After 4 years of painting insecurity, it was quite freeing tonight to experience confidence.
Confident that I can paint over something with an even better painting.  Confident that I will improve each year.  Confident that if I'm willing to run my race and not let the hurdles or insecurities stop me, I will get to the finish line.  I would hate to get to the end of my life and see a string of hurdles that were not overcome, where I quit and gave up.  I know God is doing much more with the art than just the art!  I am so curious as to where all of this is leading! 

Sunday, March 1, 2020

Where's the Grace?

If you read my last blog, I shared how some times the paint just flows almost effortlessly onto the canvas with an amazing and pleasing result, but the following day is just full of frustration and pain, followed by a canvas burial.  There was one painting in particular in which I had labored long and the painting went from bad to worse.  I finally invited God into that frustration and asked Him what was causing this problem, and  I heard a gentle and quick response:
"There's no grace on it."

I knew immediately what this was referencing.  When I realized over 3 years ago that God was giving me an intense desire to paint (but with no talent to back that up), it became a night and day mission to get something on the canvas that was presentable.

  When I first started, 1 out of 10 paintings would be halfway decent.  Then 2 out of 10 weren't so bad.  Then I jumped to 3 out of 10 actually not being a total embarrassment.  You get the idea.  There was steady progress coming out of my full-out painting committment.  I finally got to the point that some of my earlier "good" paintings joined other canvases that had gone to the trash bin.  What was once good became unacceptable.  You don't see what you don't see.  As I improved, I saw the imperfections and childish  style of my early paintings.  There was a very slow, painfully slow, yet steady progress being made.  But then I seemed to hit that plateau that those of us who have tried losing weight have experienced.  It felt like I was doing the right thing by putting in long hours, but nothing was moving.

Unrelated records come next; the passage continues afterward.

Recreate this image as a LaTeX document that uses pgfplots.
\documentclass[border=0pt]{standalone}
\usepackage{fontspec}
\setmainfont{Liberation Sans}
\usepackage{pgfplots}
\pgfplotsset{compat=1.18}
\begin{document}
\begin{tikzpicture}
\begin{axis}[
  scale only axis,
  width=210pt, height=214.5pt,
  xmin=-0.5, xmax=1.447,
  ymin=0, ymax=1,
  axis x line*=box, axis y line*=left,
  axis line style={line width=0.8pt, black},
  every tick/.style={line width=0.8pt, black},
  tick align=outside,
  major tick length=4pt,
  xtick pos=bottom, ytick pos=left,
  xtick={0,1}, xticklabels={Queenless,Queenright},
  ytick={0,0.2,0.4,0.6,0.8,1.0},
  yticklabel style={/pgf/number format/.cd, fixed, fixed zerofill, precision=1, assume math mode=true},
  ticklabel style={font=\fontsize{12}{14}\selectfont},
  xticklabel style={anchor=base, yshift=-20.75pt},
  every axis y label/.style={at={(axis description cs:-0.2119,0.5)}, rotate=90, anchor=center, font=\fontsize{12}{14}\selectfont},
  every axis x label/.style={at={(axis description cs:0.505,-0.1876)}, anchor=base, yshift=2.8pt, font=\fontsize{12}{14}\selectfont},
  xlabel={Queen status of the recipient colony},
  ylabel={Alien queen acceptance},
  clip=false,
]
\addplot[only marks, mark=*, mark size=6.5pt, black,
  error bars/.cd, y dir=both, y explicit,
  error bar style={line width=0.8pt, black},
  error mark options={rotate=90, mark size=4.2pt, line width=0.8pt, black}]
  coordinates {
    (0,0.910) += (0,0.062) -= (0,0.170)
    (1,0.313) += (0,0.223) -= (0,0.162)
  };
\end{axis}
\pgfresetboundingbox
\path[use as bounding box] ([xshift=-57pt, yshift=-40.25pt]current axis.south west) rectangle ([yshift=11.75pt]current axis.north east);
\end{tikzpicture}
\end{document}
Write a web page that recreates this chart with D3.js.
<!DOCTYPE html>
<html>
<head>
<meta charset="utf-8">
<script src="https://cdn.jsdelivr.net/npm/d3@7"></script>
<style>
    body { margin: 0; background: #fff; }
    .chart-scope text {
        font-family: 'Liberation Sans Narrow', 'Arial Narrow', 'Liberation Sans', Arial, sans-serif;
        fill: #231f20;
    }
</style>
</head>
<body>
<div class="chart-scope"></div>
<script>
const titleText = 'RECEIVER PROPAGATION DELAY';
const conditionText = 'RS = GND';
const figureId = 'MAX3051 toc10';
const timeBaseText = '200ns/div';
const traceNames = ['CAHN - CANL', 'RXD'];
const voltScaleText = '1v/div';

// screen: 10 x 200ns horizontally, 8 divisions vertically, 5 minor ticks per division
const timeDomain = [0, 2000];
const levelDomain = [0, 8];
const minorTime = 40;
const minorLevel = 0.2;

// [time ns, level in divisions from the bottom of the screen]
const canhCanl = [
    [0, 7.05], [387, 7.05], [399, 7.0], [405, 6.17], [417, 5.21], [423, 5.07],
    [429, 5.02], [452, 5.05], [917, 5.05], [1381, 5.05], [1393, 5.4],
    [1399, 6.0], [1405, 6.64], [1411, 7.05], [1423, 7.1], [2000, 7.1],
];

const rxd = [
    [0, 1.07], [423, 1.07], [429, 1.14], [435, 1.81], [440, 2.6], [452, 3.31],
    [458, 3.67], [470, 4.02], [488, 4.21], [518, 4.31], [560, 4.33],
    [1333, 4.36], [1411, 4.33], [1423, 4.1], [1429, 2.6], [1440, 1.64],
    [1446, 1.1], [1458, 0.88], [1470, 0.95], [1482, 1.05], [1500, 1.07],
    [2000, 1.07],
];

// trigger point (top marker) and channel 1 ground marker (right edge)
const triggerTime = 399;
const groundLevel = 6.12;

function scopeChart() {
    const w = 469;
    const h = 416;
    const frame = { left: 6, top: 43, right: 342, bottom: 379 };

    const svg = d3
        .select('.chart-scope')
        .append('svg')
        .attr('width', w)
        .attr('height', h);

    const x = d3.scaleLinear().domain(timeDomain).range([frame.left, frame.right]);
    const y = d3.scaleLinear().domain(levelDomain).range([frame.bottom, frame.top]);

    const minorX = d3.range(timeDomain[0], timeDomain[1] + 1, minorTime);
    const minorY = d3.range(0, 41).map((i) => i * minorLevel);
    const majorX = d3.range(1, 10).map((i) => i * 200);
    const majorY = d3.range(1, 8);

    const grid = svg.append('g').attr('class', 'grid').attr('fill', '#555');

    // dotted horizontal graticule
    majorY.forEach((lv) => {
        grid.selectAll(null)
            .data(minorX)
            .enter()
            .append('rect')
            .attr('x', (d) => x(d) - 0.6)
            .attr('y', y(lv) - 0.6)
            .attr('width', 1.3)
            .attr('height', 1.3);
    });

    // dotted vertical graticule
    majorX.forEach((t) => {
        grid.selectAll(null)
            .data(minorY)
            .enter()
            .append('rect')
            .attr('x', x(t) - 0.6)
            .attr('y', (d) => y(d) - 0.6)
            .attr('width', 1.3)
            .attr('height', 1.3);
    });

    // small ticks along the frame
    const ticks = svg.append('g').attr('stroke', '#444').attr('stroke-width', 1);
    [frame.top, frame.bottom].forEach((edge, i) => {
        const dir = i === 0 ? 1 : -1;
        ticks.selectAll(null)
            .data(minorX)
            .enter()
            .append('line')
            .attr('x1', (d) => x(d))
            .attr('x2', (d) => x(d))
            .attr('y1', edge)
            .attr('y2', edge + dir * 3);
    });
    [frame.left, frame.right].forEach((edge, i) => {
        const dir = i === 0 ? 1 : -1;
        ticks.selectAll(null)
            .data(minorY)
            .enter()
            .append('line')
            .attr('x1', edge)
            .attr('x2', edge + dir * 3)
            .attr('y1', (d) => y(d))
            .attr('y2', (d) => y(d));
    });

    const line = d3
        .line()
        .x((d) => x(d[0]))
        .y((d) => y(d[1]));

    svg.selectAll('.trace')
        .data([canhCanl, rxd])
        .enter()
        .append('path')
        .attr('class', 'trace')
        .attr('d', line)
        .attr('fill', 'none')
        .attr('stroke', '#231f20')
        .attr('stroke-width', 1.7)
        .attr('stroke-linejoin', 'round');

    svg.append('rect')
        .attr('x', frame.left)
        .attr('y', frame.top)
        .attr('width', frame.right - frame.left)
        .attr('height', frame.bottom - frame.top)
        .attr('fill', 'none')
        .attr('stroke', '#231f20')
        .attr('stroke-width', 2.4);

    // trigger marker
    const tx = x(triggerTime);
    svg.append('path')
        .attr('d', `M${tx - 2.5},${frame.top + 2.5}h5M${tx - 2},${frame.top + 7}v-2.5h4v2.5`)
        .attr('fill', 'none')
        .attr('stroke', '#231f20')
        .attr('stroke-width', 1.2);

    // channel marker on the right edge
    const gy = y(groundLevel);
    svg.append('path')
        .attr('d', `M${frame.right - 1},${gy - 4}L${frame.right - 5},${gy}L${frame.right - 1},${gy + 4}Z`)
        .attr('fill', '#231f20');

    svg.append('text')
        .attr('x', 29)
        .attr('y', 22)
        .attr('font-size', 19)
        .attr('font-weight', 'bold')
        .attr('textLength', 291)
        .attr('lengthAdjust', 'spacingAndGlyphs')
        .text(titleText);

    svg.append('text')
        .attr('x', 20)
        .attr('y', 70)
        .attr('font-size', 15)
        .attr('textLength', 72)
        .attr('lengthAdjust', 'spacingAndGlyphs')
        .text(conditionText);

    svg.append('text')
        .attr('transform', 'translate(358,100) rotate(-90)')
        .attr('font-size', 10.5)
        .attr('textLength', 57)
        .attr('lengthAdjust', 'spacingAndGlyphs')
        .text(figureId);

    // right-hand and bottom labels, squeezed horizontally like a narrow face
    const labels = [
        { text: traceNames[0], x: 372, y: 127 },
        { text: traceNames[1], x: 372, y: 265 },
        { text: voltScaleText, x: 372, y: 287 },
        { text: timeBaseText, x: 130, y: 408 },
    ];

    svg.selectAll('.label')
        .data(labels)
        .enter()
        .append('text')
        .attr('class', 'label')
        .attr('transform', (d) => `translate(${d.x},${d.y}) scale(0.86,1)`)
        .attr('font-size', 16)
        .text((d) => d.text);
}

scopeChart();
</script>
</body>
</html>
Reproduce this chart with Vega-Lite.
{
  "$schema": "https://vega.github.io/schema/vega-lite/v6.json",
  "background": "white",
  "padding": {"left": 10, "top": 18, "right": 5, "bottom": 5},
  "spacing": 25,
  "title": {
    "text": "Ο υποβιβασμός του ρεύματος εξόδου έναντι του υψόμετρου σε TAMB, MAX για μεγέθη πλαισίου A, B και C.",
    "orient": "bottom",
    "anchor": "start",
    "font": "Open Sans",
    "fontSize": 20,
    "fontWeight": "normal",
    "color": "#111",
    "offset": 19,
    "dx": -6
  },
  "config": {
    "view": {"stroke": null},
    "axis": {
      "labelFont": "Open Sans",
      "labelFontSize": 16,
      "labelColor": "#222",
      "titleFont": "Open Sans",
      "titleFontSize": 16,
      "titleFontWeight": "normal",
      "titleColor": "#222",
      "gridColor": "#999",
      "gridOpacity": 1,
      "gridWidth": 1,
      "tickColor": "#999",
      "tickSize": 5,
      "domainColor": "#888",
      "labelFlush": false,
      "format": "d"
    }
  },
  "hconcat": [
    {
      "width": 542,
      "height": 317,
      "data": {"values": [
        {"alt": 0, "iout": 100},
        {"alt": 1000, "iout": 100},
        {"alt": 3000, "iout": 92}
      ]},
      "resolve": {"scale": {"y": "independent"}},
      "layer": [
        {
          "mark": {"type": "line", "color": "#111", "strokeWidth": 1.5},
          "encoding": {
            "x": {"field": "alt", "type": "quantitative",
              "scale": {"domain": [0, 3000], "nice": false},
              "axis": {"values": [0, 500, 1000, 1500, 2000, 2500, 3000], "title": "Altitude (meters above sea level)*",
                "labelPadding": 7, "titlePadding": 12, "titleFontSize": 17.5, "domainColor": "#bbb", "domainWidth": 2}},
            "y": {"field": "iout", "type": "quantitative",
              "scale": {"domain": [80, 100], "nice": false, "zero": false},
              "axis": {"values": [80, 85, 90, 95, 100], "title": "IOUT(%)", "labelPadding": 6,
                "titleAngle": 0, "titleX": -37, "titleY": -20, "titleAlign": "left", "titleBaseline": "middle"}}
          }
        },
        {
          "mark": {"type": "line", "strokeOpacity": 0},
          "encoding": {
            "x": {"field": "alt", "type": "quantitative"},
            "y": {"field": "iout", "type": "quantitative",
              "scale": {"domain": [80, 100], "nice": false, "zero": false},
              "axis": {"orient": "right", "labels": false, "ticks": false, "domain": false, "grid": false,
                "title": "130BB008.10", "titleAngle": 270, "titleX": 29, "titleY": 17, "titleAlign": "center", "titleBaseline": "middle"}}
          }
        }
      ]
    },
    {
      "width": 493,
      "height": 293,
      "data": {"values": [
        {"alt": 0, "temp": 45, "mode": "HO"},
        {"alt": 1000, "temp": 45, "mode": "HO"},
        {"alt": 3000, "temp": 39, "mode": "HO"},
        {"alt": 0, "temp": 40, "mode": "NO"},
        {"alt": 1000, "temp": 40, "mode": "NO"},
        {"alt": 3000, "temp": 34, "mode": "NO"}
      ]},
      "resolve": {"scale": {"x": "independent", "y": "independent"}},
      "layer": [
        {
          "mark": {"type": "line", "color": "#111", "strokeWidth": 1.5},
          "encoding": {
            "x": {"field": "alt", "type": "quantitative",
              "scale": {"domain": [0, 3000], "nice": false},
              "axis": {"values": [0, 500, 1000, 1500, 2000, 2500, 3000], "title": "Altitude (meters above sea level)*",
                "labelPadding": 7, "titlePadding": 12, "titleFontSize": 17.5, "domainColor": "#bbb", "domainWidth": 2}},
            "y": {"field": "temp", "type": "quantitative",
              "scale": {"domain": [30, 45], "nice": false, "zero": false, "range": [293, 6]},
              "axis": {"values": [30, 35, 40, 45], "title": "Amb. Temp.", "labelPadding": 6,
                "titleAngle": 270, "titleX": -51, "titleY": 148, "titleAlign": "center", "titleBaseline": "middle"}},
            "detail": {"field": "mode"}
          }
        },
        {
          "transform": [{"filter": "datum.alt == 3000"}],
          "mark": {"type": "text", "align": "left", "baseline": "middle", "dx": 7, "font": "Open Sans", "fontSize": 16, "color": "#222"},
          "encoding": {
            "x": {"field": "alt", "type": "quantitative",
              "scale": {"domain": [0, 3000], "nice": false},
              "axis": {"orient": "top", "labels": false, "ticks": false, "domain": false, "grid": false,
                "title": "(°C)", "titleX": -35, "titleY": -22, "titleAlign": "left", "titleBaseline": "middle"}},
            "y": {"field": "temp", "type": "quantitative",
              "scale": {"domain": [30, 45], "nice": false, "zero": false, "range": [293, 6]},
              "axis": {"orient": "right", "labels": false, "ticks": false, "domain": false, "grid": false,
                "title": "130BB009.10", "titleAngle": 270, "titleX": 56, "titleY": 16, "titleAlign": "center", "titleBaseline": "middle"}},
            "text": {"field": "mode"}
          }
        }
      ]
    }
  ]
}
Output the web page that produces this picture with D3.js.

That's when the grace question confronted me.  When I hear grace, I think of unmerited favor; something that can not be earned or deserved but is given freely by God.  God has impressed much on my heart over the last few years about grace because I often found myself on a hamster wheel, trying to do enough for God, striving to please Him and always worried that I just wasn't enough in His eyes.  Maybe you can relate.

He has put some amazing mentors in my life and has really taught me much about grace.  I just always assumed with the paintings that because this seemed to be God's idea, there would be daily grace to see it come to pass.  It had not occurred to me that there are seasons within seasons and the fact that God has called you to do something, doesn't mean that task is always a priority.  It depends on the day.

So rather than rushing to the easel, I have begun asking God daily how He wants me to spend my time.  To my surprise, painting was not the high priority I once believed it to be.  Instead, the Lord had me work on cleaning out my office and basement and closets for a month.  Does God really care about our closets? 

He started showing me that He is a God of divine order, not clutter and chaos.  I have to admit, getting things in order has been a pleasant adjustment!  My small office now houses everything I need for the business side of the interior design work along with all of my painting supplies, including a very large easel.  It's full!!  But how delightful to have need of some item and be able to go right to it.  It has brought an unexpected pleasure in my life and I don't waste time looking for things as I once did.  I would not have arrived at this point had grace been there daily for painting!

I only paint about 25% of the time now, but when I do, there is pleasure in knowing it's in God's timing with His favor on it and the things that are important to Him have been stewarded well.  Even if I feel He is inviting me to paint, I will often double check and ask "Is there anything that needs to be done first?"  Some days, it feels a bit like finishing my homework before going out to play!  Not a bad habit to develop!